▶ AVAILABLE DATA
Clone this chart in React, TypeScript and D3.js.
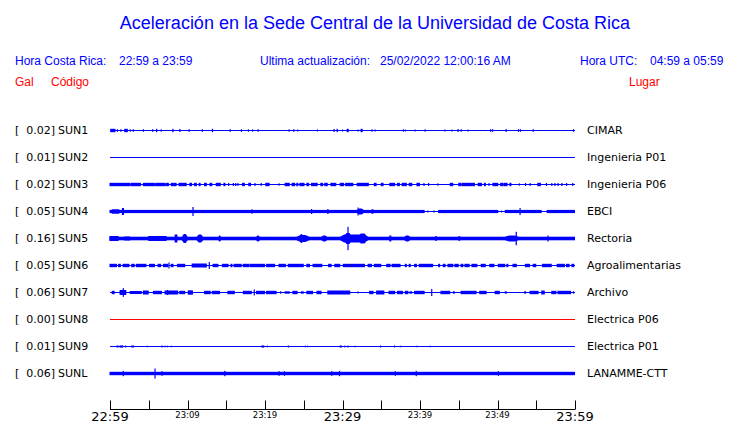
import React from "react";
import * as d3 from "d3";

// ---- data ----
const title = "Aceleración en la Sede Central de la Universidad de Costa Rica";
const stations = ["SUN1", "SUN2", "SUN3", "SUN4", "SUN5", "SUN6", "SUN7", "SUN8", "SUN9", "SUNL"];
const places = ["CIMAR", "Ingenieria P01", "Ingenieria P06", "EBCI", "Rectoria", "Agroalimentarias", "Archivo", "Electrica P06", "Electrica P01", "LANAMME-CTT"];
const peakGal = ["0.02", "0.01", "0.02", "0.05", "0.16", "0.05", "0.06", "0.00", "0.01", "0.06"];
const tickMinutes = [0, 5, 10, 15, 20, 25, 30, 35, 40, 45, 50, 55, 60];
const labelMinutes = [0, 10, 20, 30, 40, 50, 60];
const bigLabelMinutes = [0, 30, 60];

// events: [startMinute, endMinute, amplitude (gal)] relative to 22:59
const sun1Events = [[0.1,0.7,0.017],[0.95,0.95,0.013],[1.4,1.4,0.013],[1.9,2.3,0.017],[2.6,2.6,0.012],[3.0,3.0,0.013],[4.3,4.3,0.013],[5.5,5.5,0.013],[6.0,6.1,0.017],[6.6,6.6,0.012],[8.1,8.2,0.017],[9.0,9.0,0.015],[10.2,10.2,0.013],[11.9,11.9,0.013],[13.2,13.3,0.017],[15.5,15.5,0.013],[16.95,16.95,0.013],[17.85,17.85,0.012],[18.4,18.4,0.012],[19.1,19.1,0.013],[23.1,23.1,0.012],[23.7,23.7,0.013],[24.2,24.2,0.01],[26.75,26.75,0.01],[28.9,28.9,0.015],[29.3,29.4,0.017],[30.0,30.0,0.01],[30.6,30.8,0.017],[32.0,32.0,0.01],[32.4,32.6,0.017],[33.8,33.8,0.012],[34.2,34.2,0.01],[37.85,37.85,0.012],[38.1,38.1,0.01],[39.35,39.35,0.01],[40.65,40.65,0.012],[43.2,43.2,0.01],[44.1,44.1,0.01],[44.9,44.9,0.015],[45.3,45.3,0.013],[46.2,46.2,0.01],[49.1,49.1,0.013],[49.35,49.35,0.013],[51.1,51.1,0.015],[52.7,52.7,0.013],[52.95,52.95,0.013],[54.6,54.6,0.013],[59.8,59.8,0.013]];
const sun2Events: number[][] = [];
const sun3Events = [[0.0,2.6,0.017],[2.7,4.0,0.017],[4.3,5.8,0.017],[5.9,7.1,0.017],[7.2,7.6,0.017],[7.9,8.6,0.017],[8.9,9.9,0.017],[10.3,10.6,0.017],[10.9,11.2,0.017],[11.5,11.7,0.017],[12.2,12.5,0.017],[12.9,13.2,0.017],[13.7,14.3,0.017],[14.7,14.9,0.017],[15.3,15.3,0.015],[15.9,15.9,0.015],[16.2,16.2,0.015],[16.5,16.5,0.015],[17.1,17.4,0.017],[17.9,18.2,0.017],[18.7,18.7,0.015],[19.5,19.5,0.015],[20.1,20.6,0.017],[21.8,21.8,0.012],[22.6,23.2,0.017],[23.5,23.9,0.017],[24.1,24.3,0.017],[24.5,25.1,0.017],[25.4,25.7,0.017],[26.0,26.8,0.017],[27.2,27.5,0.017],[27.7,28.1,0.017],[28.5,29.2,0.017],[29.7,30.2,0.017],[30.4,31.4,0.017],[31.9,33.4,0.017],[34.1,34.4,0.017],[35.0,35.3,0.017],[36.1,36.8,0.017],[37.1,37.4,0.017],[37.7,38.3,0.017],[38.6,39.0,0.017],[39.6,40.0,0.017],[40.5,40.5,0.015],[41.1,41.1,0.015],[42.3,42.3,0.012],[43.9,44.3,0.017],[45.0,45.3,0.017],[45.4,47.1,0.017],[47.5,48.0,0.017],[48.3,48.5,0.017],[48.9,48.9,0.015],[49.4,50.1,0.017],[50.4,50.8,0.017],[50.9,51.3,0.017],[51.6,51.8,0.017],[52.8,52.8,0.012],[53.6,53.6,0.015],[54.2,54.2,0.015],[55.2,55.6,0.017],[56.3,56.3,0.015],[57.0,57.0,0.015],[57.4,57.4,0.015],[57.8,57.8,0.015],[58.3,58.3,0.015],[58.9,58.9,0.015],[59.7,59.7,0.015]];
const sun4Events = [[0.0,40.6,0.016],[42.4,50.1,0.016],[51.0,55.7,0.016],[56.4,60.0,0.016],[0.3,1.2,0.022],[1.6,1.8,0.035],[10.7,10.75,0.045],[18.3,18.4,0.022],[26.0,26.05,0.025],[28.1,28.15,0.025],[31.9,32.7,0.03],[32.0,32.05,0.04],[33.8,34.0,0.022],[41.0,41.1,0.01],[41.8,41.9,0.01],[50.5,50.6,0.01],[52.9,52.95,0.035]];
const sun5Events = [[0.0,60.0,0.018],[0.0,1.1,0.025],[1.9,2.6,0.02],[5.0,7.3,0.025],[8.4,8.7,0.04],[9.3,10.0,0.045],[11.2,12.0,0.04],[14.0,14.3,0.03],[18.9,19.3,0.03],[24.1,25.7,0.035],[24.5,24.9,0.045],[27.3,28.0,0.03],[29.7,33.3,0.04],[30.2,31.2,0.055],[30.7,30.75,0.117],[32.0,33.2,0.05],[36.1,36.3,0.03],[38.0,38.7,0.03],[42.0,42.2,0.022],[45.0,45.2,0.022],[51.0,52.7,0.03],[52.4,52.5,0.067],[56.5,56.6,0.03]];
const sun6Events = [[0.0,0.9,0.017],[1.1,1.4,0.017],[1.7,2.5,0.017],[2.8,3.2,0.017],[3.4,4.7,0.017],[5.1,5.8,0.017],[6.2,6.6,0.017],[6.9,7.5,0.017],[7.6,7.65,0.03],[7.9,8.2,0.017],[8.7,9.7,0.017],[10.6,12.5,0.02],[12.8,12.85,0.035],[13.3,14.0,0.017],[14.5,15.3,0.017],[15.6,15.8,0.017],[16.0,17.0,0.017],[17.2,18.0,0.017],[18.1,20.0,0.017],[20.2,21.3,0.017],[21.8,22.7,0.017],[23.0,25.0,0.017],[25.4,25.8,0.017],[26.2,27.4,0.017],[28.2,28.6,0.017],[29.0,29.7,0.017],[30.1,32.9,0.017],[33.3,33.8,0.017],[34.1,35.0,0.017],[35.7,36.2,0.017],[36.4,37.5,0.017],[38.1,38.3,0.017],[38.6,38.8,0.017],[39.3,39.6,0.017],[39.9,41.7,0.017],[42.4,42.6,0.017],[43.0,43.3,0.017],[43.6,44.3,0.017],[44.5,45.0,0.017],[45.3,45.6,0.017],[45.8,46.4,0.017],[46.7,47.4,0.017],[47.9,48.5,0.017],[49.0,49.6,0.017],[50.1,51.0,0.017],[51.2,51.4,0.017],[52.0,52.5,0.017],[53.6,54.2,0.017],[54.6,55.0,0.017],[55.8,57.0,0.017],[57.7,58.7,0.017],[58.9,59.3,0.017],[59.6,59.9,0.017]];
const sun7Events = [[0.3,0.6,0.017],[1.3,2.1,0.025],[1.7,1.8,0.043],[2.6,4.1,0.015],[4.3,5.0,0.02],[5.6,6.7,0.017],[7.1,8.8,0.02],[7.4,7.5,0.025],[9.0,9.7,0.017],[10.1,10.7,0.022],[12.2,13.0,0.017],[13.2,14.2,0.017],[15.2,16.1,0.017],[17.2,18.3,0.017],[18.6,18.65,0.03],[18.9,20.0,0.017],[20.2,21.5,0.017],[22.0,22.1,0.012],[22.6,23.2,0.012],[23.6,24.2,0.017],[24.7,25.0,0.012],[25.4,26.2,0.017],[26.7,27.3,0.017],[28.1,31.0,0.02],[32.0,32.0,0.01],[33.5,34.0,0.017],[34.4,35.4,0.02],[36.0,36.8,0.017],[37.1,37.8,0.017],[38.1,38.5,0.017],[38.7,39.0,0.012],[39.3,40.6,0.017],[41.5,41.55,0.035],[42.7,43.9,0.017],[44.3,44.5,0.012],[45.3,47.3,0.017],[47.7,48.6,0.017],[49.7,50.3,0.017],[51.0,51.2,0.012],[53.5,53.7,0.012],[54.2,55.3,0.017],[55.7,56.1,0.02],[57.0,57.6,0.017],[57.8,59.5,0.017],[59.8,59.8,0.012]];
const sun8Events: number[][] = [];
const sun9Events = [[0.9,1.1,0.01],[1.3,1.7,0.011],[2.0,2.0,0.01],[2.8,3.1,0.01],[4.8,4.8,0.008],[6.7,6.7,0.01],[7.1,7.1,0.008],[7.4,7.4,0.008],[7.9,7.9,0.008],[19.6,19.9,0.011],[20.3,20.3,0.009],[23.0,23.0,0.01],[25.2,25.2,0.008],[25.5,25.5,0.008],[29.7,29.9,0.011],[30.3,30.3,0.009],[30.7,30.7,0.01],[31.6,31.6,0.008],[34.9,34.9,0.01],[36.7,36.7,0.01],[37.5,37.5,0.008],[39.6,39.6,0.008],[41.3,41.3,0.008]];
const sunlEvents = [[0.0,60.0,0.017],[1.7,1.75,0.027],[5.8,5.85,0.05],[6.7,6.75,0.023],[14.8,14.85,0.027],[21.8,21.85,0.023],[22.5,22.55,0.023],[28.6,28.65,0.023],[29.6,29.65,0.027],[36.8,36.85,0.023],[39.5,39.55,0.027],[50.1,50.15,0.023]];
const stationEvents = [sun1Events, sun2Events, sun3Events, sun4Events, sun5Events, sun6Events, sun7Events, sun8Events, sun9Events, sunlEvents];

// ---- layout ----
const W = 740, H = 423;
const BLUE = "#0000ff";
const RED = "#ff0000";
const start = new Date(2022, 1, 24, 22, 59, 0);
const toDate = (m: number) => new Date(start.getTime() + m * 60000);

export default function App() {
  const x = d3.scaleTime().domain([toDate(0), toDate(60)]).range([110, 575]);
  const row = d3.scalePoint<string>().domain(stations).range([130, 373]);
  const amp = d3.scaleLinear().domain([0, 0.1]).range([0, 10]);
  const fmt = d3.timeFormat("%H:%M");
  const axisY = 409.5;
  const sans = "'Liberation Sans', Arial, sans-serif";
  const dv = "'DejaVu Sans', sans-serif";

  const burstPath = (x0: number, x1: number, cy: number, a: number, base: number) => {
    // tapered envelope for wide, strong bursts
    const w = x1 - x0;
    const r = Math.min(w * 0.3, 4);
    const b = Math.min(base, a);
    return `M${x0},${cy - b}L${x0 + r},${cy - a}L${x1 - r},${cy - a}L${x1},${cy - b}L${x1},${cy + b}L${x1 - r},${cy + a}L${x0 + r},${cy + a}L${x0},${cy + b}Z`;
  };

  return (
    <svg width={W} height={H} style={{ position: "absolute", left: 0, top: 0, background: "#fff" }}>
      <text x={375} y={29} textAnchor="middle" fontFamily={sans} fontSize={18} fill={BLUE}>{title}</text>
      <g fontFamily={sans} fontSize={12} fill={BLUE}>
        <text x={15} y={65}>Hora Costa Rica:</text>
        <text x={119} y={65}>22:59 a 23:59</text>
        <text x={260} y={65}>Ultima actualización:</text>
        <text x={380} y={65}>25/02/2022 12:00:16 AM</text>
        <text x={580} y={65}>Hora UTC:</text>
        <text x={650} y={65}>04:59 a 05:59</text>
      </g>
      <g fontFamily={sans} fontSize={12} fill={RED}>
        <text x={15} y={86}>Gal</text>
        <text x={51} y={86}>Código</text>
        <text x={629} y={86}>Lugar</text>
      </g>
      {stations.map((s, i) => {
        const cy = row(s)!;
        const color = s === "SUN8" ? RED : BLUE;
        return (
          <g key={s}>
            <g fontFamily={dv} fontSize={11} fill="#000">
              <text x={15} y={cy + 4}>[</text>
              <text x={55} y={cy + 4} textAnchor="end">{peakGal[i] + "]"}</text>
              <text x={58} y={cy + 4}>{s}</text>
              <text x={587} y={cy + 4}>{places[i]}</text>
            </g>
            <line x1={x(toDate(0))} x2={x(toDate(60))} y1={cy + 0.5} y2={cy + 0.5} stroke={color} strokeWidth={1} />
            {stationEvents[i].map((e, j) => {
              const x0 = x(toDate(e[0]));
              const x1 = x(toDate(e[1]));
              const a = amp(e[2]);
              const cyc = cy + 0.5;
              if (e[1] - e[0] >= 0.3 && e[1] - e[0] < 50 && e[2] >= 0.03) {
                return <path key={j} d={burstPath(x0, x1, cyc, a, amp(0.018))} fill={color} />;
              }
              return (
                <rect key={j} x={x0 - 0.5} width={Math.max(1.2, x1 - x0 + 0.5)} y={cyc - a} height={2 * a} fill={color} />
              );
            })}
          </g>
        );
      })}
      <g>
        <line x1={x(toDate(0))} x2={x(toDate(60))} y1={axisY} y2={axisY} stroke="#000" strokeWidth={1} />
        {tickMinutes.map((m) => (
          <line key={m} x1={Math.round(x(toDate(m))) + 0.5} x2={Math.round(x(toDate(m))) + 0.5} y1={axisY - 9} y2={axisY} stroke="#000" strokeWidth={1} />
        ))}
        {labelMinutes.map((m) => {
          const big = bigLabelMinutes.includes(m);
          return (
            <text key={m} x={x(toDate(m))} y={big ? 421 : 418} textAnchor="middle" fontFamily={dv} fontSize={big ? 13 : 8.5} fill="#000">
              {fmt(toDate(m))}
            </text>
          );
        })}
      </g>
    </svg>
  );
}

▶ YOUR TASK
What is the number of lines above that contain "React"? Answer with that number only.

▶ COMPLETED EXERCISE
2